Speak to some UK-based producers and whilst they’ll acknowledge that work is plentiful, there are all kinds of problems, from recruitment to a dearth of homegrown British storytelling. Then there’s the problems with distribution: Empire’s collapse, Cineworld’s ongoing problems and the spiralling fortunes of independent cinemas.

Apparently, the government is listening and according to Deadlineits ‘Culture, Media and Sport Committee will investigate what needs to be done to maintain and enhance the UK as a global destination for production and how the independent film production sector can best be supported.’

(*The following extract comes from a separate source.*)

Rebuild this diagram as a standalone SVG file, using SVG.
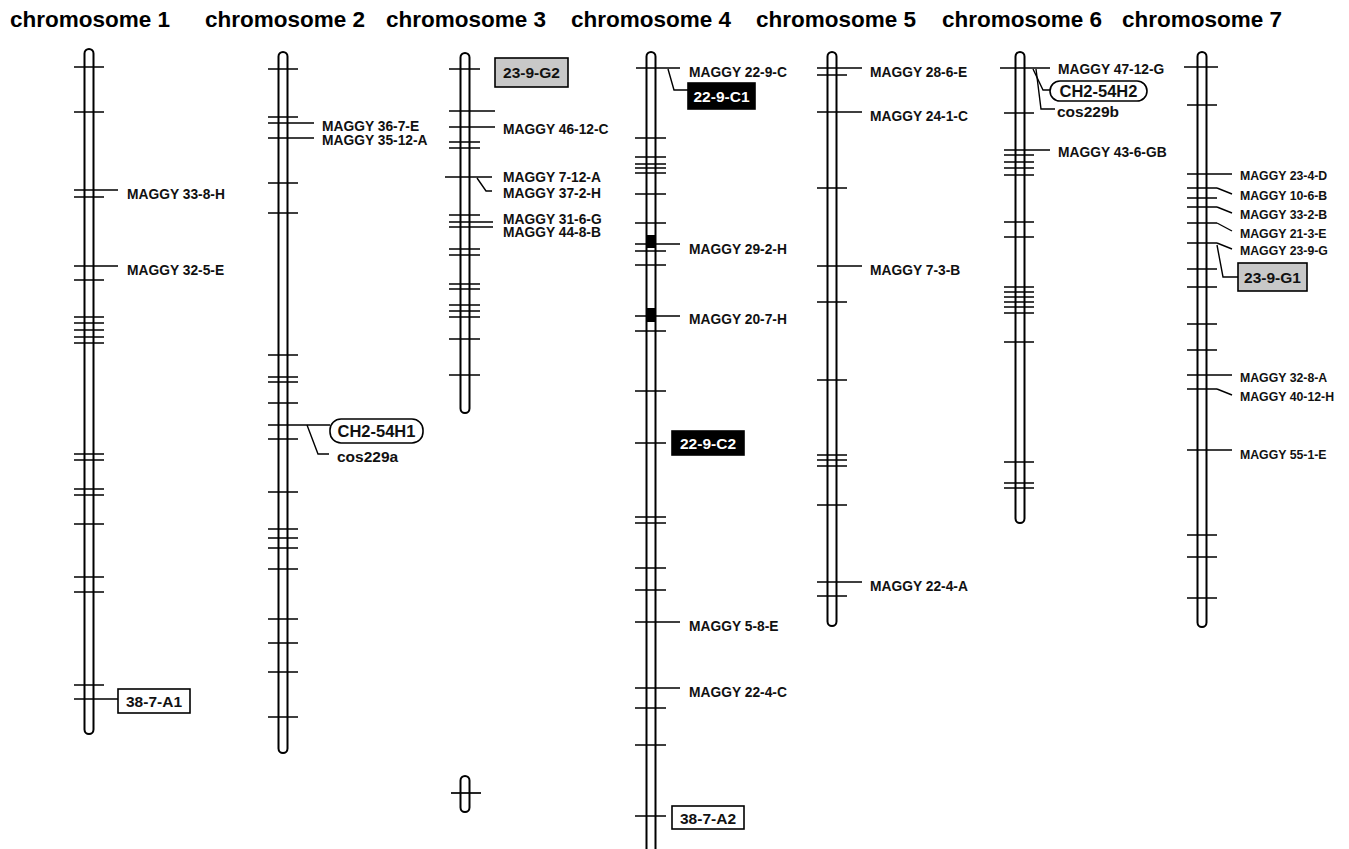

This review will come some two decades after the last one. Here are the questions that stakeholders are being invited to answer:

  • How attractive is the UK as a global destination for the production of film and high-end television?
  • What are the current challenges facing the UK’s independent film production sector?
  • What more can be done to incentivise film and high-end television production in the UK?
  • What are the issues facing the UK’s film exhibition sector?
  • What can the industry and Government do to ensure British film and high-end television can adapt for the future?

This is all well and good but it’s what comes after the review that will define the future of the UK industry. When a previous review was put forward a couple of decades ago, the UK independent sector was surging thanks to a decade of ‘Cool Britannia’ movies that had raised the global profile of British cinema to incredible levels. Still, proposals to realign the industry towards homegrown cinema, developing and protecting intellectual property to make the UK industry self-sustaining were largely ignored.

Instead, things moved in the opposite direction and we have a service-based industry that is largely dependent on external investment. Let’s see where the review takes us, but the industry has travelled a long way down this path now and the culture change that would be needed to revitalise neglected parts of the industry would require the kind of paradigm shift we’re unlikely to see.